Os dados revelados pelos jornais O Globo e Folha de S.Paulo sobre os gastos da COP30 acendem um alerta grave sobre planejamento público, eficiência administrativa e prioridades políticas no Brasil. De acordo com as reportagens, o governo federal já gastou R$ 787 milhões dos R$ 1 bilhão previstos apenas com a organização do evento — antes mesmo de considerar gastos paralelos e infraestrutura indireta. A informação aparece tanto em O Globo (18/11/2025) quanto na Folha, que destacam a mesma cifra alarmante: quase todo o orçamento consumido e um cenário de estrutura precária, improvisada e alvo de críticas internacionais.
Ambas as reportagens relatam que a conferência enfrentou problemas de infraestrutura que se tornaram assunto mundial: calor extremo sem climatização adequada, banheiros sem água, falhas estruturais e relatos de goteiras mesmo em áreas recém-instaladas.
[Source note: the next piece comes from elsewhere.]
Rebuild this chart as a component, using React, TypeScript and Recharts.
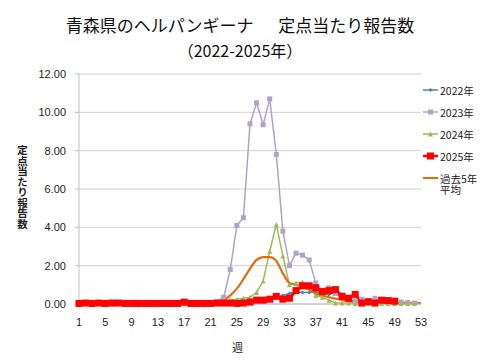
import React from 'react'
import { LineChart, Line, XAxis, YAxis, CartesianGrid } from 'recharts'

const weeks = [
  1, 2, 3, 4, 5, 6, 7, 8, 9, 10, 11, 12, 13, 14, 15, 16, 17, 18, 19, 20, 21, 22, 23, 24, 25, 26,
  27, 28, 29, 30, 31, 32, 33, 34, 35, 36, 37, 38, 39, 40, 41, 42, 43, 44, 45, 46, 47, 48, 49, 50,
  51, 52, 53,
]

const y2022 = [
  0, 0, 0, 0, 0, 0, 0, 0, 0, 0, 0, 0, 0, 0, 0, 0, 0, 0, 0, 0, 0, 0, 0, 0.02, 0.02, 0.05, 0.1,
  0.25, 0.15, 0.25, 0.35, 0.45, 0.55, 0.65, 0.6, 0.6, 0.65, 0.55, 0.5, 0.6, 0.3, 0.15, 0.1, 0.08,
  0.05, 0.05, 0.05, 0.03, 0.03, 0.02, 0.02, 0.02,
]

const y2023 = [
  0, 0.02, 0, 0.02, 0, 0, 0.02, 0, 0, 0, 0, 0, 0, 0, 0, 0, 0.02, 0, 0, 0, 0.05, 0.12, 0.35, 1.8,
  4.1, 4.5, 9.4, 10.5, 9.35, 10.7, 7.8, 3.8, 2.0, 2.65, 2.55, 2.3, 1.1, 0.7, 0.85, 0.55, 0.4,
  0.3, 0.15, 0.25, 0.15, 0.3, 0.15, 0.1, 0.1, 0.1, 0.08, 0.05,
]

const y2024 = [
  0.02, 0.02, 0.02, 0.02, 0.02, 0.02, 0.02, 0.02, 0.02, 0.02, 0.02, 0.02, 0.02, 0.02, 0.02, 0.02,
  0.02, 0.02, 0.02, 0.02, 0.02, 0.05, 0.1, 0.2, 0.25, 0.3, 0.35, 0.6, 1.2, 2.75, 4.15, 2.5, 1.0,
  1.1, 1.15, 0.9, 0.45, 0.35, 0.2, 0.05, 0.05, 0.05, 0.03, 0.03, 0.03, 0.03, 0.03, 0.03, 0.03,
  0.03, 0.03, 0.03,
]

const y2025 = [
  0.03, 0.05, 0.03, 0.05, 0.03, 0.05, 0.05, 0.03, 0.03, 0.03, 0.03, 0.03, 0.03, 0.03, 0.03, 0.03,
  0.1, 0.03, 0.03, 0.03, 0.03, 0.05, 0.05, 0.05, 0.03, 0.05, 0.1, 0.2, 0.2, 0.25, 0.4, 0.25, 0.3,
  0.7, 0.95, 0.95, 0.85, 0.65, 0.7, 0.75, 0.4, 0.3, 0.5, 0.05, 0.12, 0.05, 0.2, 0.18, 0.15,
]

const avg5 = [
  0.02, 0.02, 0.02, 0.02, 0.02, 0.02, 0.02, 0.02, 0.02, 0.02, 0.02, 0.02, 0.02, 0.02, 0.02, 0.02,
  0.02, 0.02, 0.02, 0.02, 0.05, 0.1, 0.2, 0.45, 0.8, 1.3, 1.85, 2.3, 2.45, 2.45, 2.25, 1.6, 1.1,
  1.0, 0.9, 0.75, 0.55, 0.45, 0.35, 0.28, 0.2, 0.15, 0.12, 0.1, 0.08, 0.08, 0.07, 0.06, 0.05,
  0.05, 0.05, 0.05, 0.05,
]

const yTicks = [0, 2, 4, 6, 8, 10, 12]

const data = weeks.map((w, i) => ({
  week: w,
  y2022: y2022[i] ?? null,
  y2023: y2023[i] ?? null,
  y2024: y2024[i] ?? null,
  y2025: y2025[i] ?? null,
  avg5: avg5[i] ?? null,
}))

const JP = '"Noto Sans CJK JP", "Noto Sans", sans-serif'

// marker shapes, drawn at the point the library gives us
function marker(kind: string, color: string, size: number) {
  return (props: any) => {
    const { cx, cy, key } = props
    if (cx == null || cy == null) return <g key={key} />
    const h = size / 2
    if (kind === 'diamond')
      return <polygon key={key} points={`${cx},${cy - h} ${cx + h},${cy} ${cx},${cy + h} ${cx - h},${cy}`} fill={color} />
    if (kind === 'triangle')
      return <polygon key={key} points={`${cx},${cy - h} ${cx + h},${cy + h} ${cx - h},${cy + h}`} fill={color} />
    return <rect key={key} x={cx - h} y={cy - h} width={size} height={size} fill={color} />
  }
}

const series = [
  { key: 'y2022', name: '2022年', color: '#4a7ebb', width: 1.5, kind: 'diamond', size: 4 },
  { key: 'y2023', name: '2023年', color: '#b3a2c7', width: 1.5, kind: 'square', size: 5 },
  { key: 'y2024', name: '2024年', color: '#9bbb59', width: 1.5, kind: 'triangle', size: 5 },
  { key: 'y2025', name: '2025年', color: '#ff0000', width: 3, kind: 'square', size: 7 },
]
const avgColor = '#e46c0a'

function LegendBox() {
  const items = [...series, { key: 'avg5', name: '過去5年\n平均', color: avgColor, width: 2, kind: '', size: 0 }]
  return (
    <div style={{ position: 'absolute', top: 79, left: 423, width: 57, fontFamily: JP, fontSize: 10.5, color: '#222' }}>
      {items.map(s => (
        <div key={s.key} style={{ height: 22, display: 'flex', alignItems: 'center' }}>
          <svg width={15} height={10} style={{ marginRight: 2, flex: 'none' }}>
            <line x1={0} y1={5} x2={15} y2={5} stroke={s.color} strokeWidth={Math.min(s.width, 2.5)} />
            {s.kind && marker(s.kind, s.color, s.size)({ cx: 7.5, cy: 5, key: 'm' })}
          </svg>
          <span style={{ lineHeight: '11px', whiteSpace: 'pre', marginTop: s.kind ? 0 : 11 }}>{s.name}</span>
        </div>
      ))}
    </div>
  )
}

export default function App() {
  return (
    <div style={{ position: 'absolute', left: 0, top: 0, width: 480, height: 360, background: '#fff' }}>
      <div style={{ position: 'absolute', top: 15, left: 0, width: 480, textAlign: 'center', fontFamily: JP, fontSize: 17, color: '#111', lineHeight: '20px', whiteSpace: 'pre' }}>
        {'青森県のヘルパンギーナ　  定点当たり報告数'}
      </div>
      <div style={{ position: 'absolute', top: 40, left: 0, width: 480, textAlign: 'center', fontFamily: JP, fontSize: 16, color: '#111', lineHeight: '20px' }}>
        （2022-2025年）
      </div>
      <div style={{ position: 'absolute', top: 145, left: 16, width: 12, fontFamily: JP, fontSize: 10.5, fontWeight: 700, color: '#222', writingMode: 'vertical-rl', lineHeight: '12px' }}>
        定点当たり報告数
      </div>
      <div style={{ position: 'absolute', top: 339, left: 232, fontFamily: JP, fontSize: 11, color: '#222' }}>週</div>
      <LineChart width={480} height={360} data={data} margin={{ top: 74, right: 59, bottom: 26, left: 0 }}>
        <CartesianGrid horizontal vertical={false} stroke="#d0d0d0" />
        <XAxis
          dataKey="week"
          interval={3}
          height={30}
          tickLine={false}
          tickMargin={8}
          stroke="#bfbfbf"
          tick={{ fill: '#222', fontSize: 11, fontFamily: 'Liberation Sans, sans-serif' }}
        />
        <YAxis
          width={79}
          domain={[0, 12]}
          ticks={yTicks}
          tickFormatter={(v: number) => v.toFixed(2)}
          tickSize={4}
          tickMargin={9}
          stroke="#bfbfbf"
          tick={{ fill: '#222', fontSize: 11, fontFamily: 'Liberation Sans, sans-serif' }}
        />
        {series.map(s => (
          <Line
            key={s.key}
            dataKey={s.key}
            name={s.name}
            stroke={s.color}
            strokeWidth={s.width}
            type="linear"
            dot={marker(s.kind, s.color, s.size)}
            activeDot={false}
            connectNulls={false}
            isAnimationActive={false}
          />
        ))}
        <Line
          dataKey="avg5"
          name={'過去5年\n平均'}
          stroke={avgColor}
          strokeWidth={2.2}
          type="monotone"
          dot={false}
          activeDot={false}
          isAnimationActive={false}
        />
      </LineChart>
      <LegendBox />
    </div>
  )
}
A ONU, segundo O Globo, chegou a pedir correções imediatas após constatar risco de colapso logístico e constrangimento diplomático.
Ao analisar como esses valores foram gastos, fica evidente que parte significativa do orçamento público foi executada sem licitação tradicional, utilizando mecanismos legais de dispensa, inexigibilidade e, principalmente, convênios com organismos internacionais. Esse é o caso dos mais de R$ 480 milhões destinados à OEI (Organização dos Estados Ibero-Americanos) — entidade sediada em Madri, Espanha, cuja contratação permite que as compras sejam realizadas pelas próprias regras da organização, e não pela Lei 14.133/2021. Embora essa prática seja legal, ela reduz a transparência, dificulta o controle social e cria opacidade sobre valores e critérios de contratação, como apontam especialistas citados na Folha.
Outros contratos, como o firmado com a empresa DMDL — responsável por parte da montagem e apoio logístico — também foram feitos via dispensa de licitação por “urgência”, apesar de o evento ter sido anunciado com anos de antecedência. O argumento da urgência, embora previsto em lei, evidencia falhas graves de gestão, organização e planejamento, pois converte o atraso público em justificativa para contratações aceleradas, caras e sem competição de mercado.
Diante desse cenário, surge uma reflexão inevitável: o que poderia ter sido feito no estado do Pará com os R$ 787 milhões já gastos na COP30? A resposta escancara uma realidade desconfortável. Com tal montante, seria possível construir até 10 hospitais regionais, reformar ou ampliar dezenas de escolas, adquirir milhares de ambulâncias e viaturas, implantar iluminação pública em toda a Região Metropolitana de Belém, modernizar sistemas de videomonitoramento, pavimentar milhares de ruas e promover melhorias estruturais profundas em saneamento, habitação e logística — áreas onde o Pará figura entre os piores indicadores do país.
Em vez disso, o que a população recebeu foram estruturas temporárias, contratações aceleradas, falhas logísticas e um evento que, segundo a própria imprensa nacional, deixou pouco legado concreto e gerou desgaste à imagem do país. A Folha de S.Paulo destaca, inclusive, que o governo cogita aplicar sanções administrativas contra empresas responsáveis por falhas, o que reforça a percepção de improviso e desgoverno.
O contraste entre o valor gasto e o retorno social é gritante. A COP30 — que deveria ter se consolidado como um símbolo global de sustentabilidade, transparência e respeito à Amazônia — acabou sendo lembrada, para muitos, como uma oportunidade perdida. Com recursos capazes de transformar o estado, optou-se por investimentos efêmeros, estruturas provisórias e decisões questionáveis, com pouca conexão com as necessidades reais da população paraense.
O ponto central não é ser contra a realização da conferência. O problema está na forma como ela foi executada: com baixa eficiência, alta opacidade e prioridades desalinhadas. Quando mais de R$ 787 milhões desaparecem em estruturas temporárias enquanto hospitais, escolas, estradas e serviços públicos seguem em colapso, a pergunta não é apenas “quanto custou?”, mas “para quem serviu?”.
Em última análise, os gastos da COP30 revelam um padrão de gestão pública onde o espetáculo muitas vezes se sobrepõe ao legado — e onde a oportunidade de transformar a Amazônia se perde em meio a contratos, improvisos e decisões mal explicadas. O debate precisa continuar, porque o impacto desse modelo não termina com o fim da conferência: ele se estende por anos na vida de quem mais precisa de investimentos que realmente façam diferença.